Refinancing a mortgage is a great way to eke out monthly savings. By lowering the interest rate on your home loan, you can slash your housing costs and free up money for other things. And given that inflation is making everyday living costs so much more expensive, that’s a smart thing to consider.
But these days, the demand for refinances isn’t all that high. The Mortgage Bankers Association reports that for the week ending Jan. 7, refinance demand was 50% lower than it was a year prior. And while there are different factors that could be lending to that trend, here are a few likely causes.
1. Rates are higher
On a historical basis, mortgage rates are currently sitting at competitive levels. But they’re already higher compared to where they were last year, and that may be spooking borrowers. This especially applies to those who already have relatively low rates on their existing loans.

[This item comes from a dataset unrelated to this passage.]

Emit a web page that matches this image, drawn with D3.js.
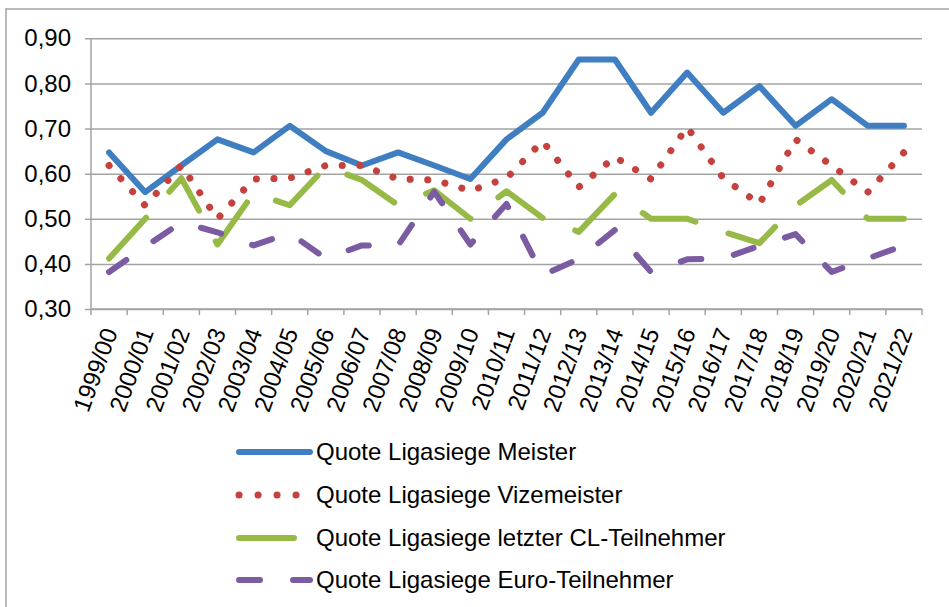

Generally, your goal in refinancing should be to shave about 1 percentage point or more off of your loan’s interest rate. The reason is you’ll pay closing costs to swap an existing home loan for a new one, so you’ll need to eke out enough savings to make those fees worthwhile. But the more refinance rates climb, the less enticing they’ll be.
2. Borrowers’ plans may be up in the air
Because you’re required to pay closing costs to refinance, it’s important to stay in your home long enough to come out ahead financially. Say you’re charged $4,000 in closing costs for a new mortgage that shaves $200 off of your monthly payments. While that’s a nice amount of money to save, it’ll take 20 months to break even after paying your closing costs. If you’re not sure you’ll stay in your home that long, then refinancing becomes a risk.
Although the U.S. economy is fairly strong, we’re in a generally precarious state right now due to inflation and the omicron surge. A lot of borrowers may be in a position where they’re not rushing to refinance because their plans just aren’t so firm.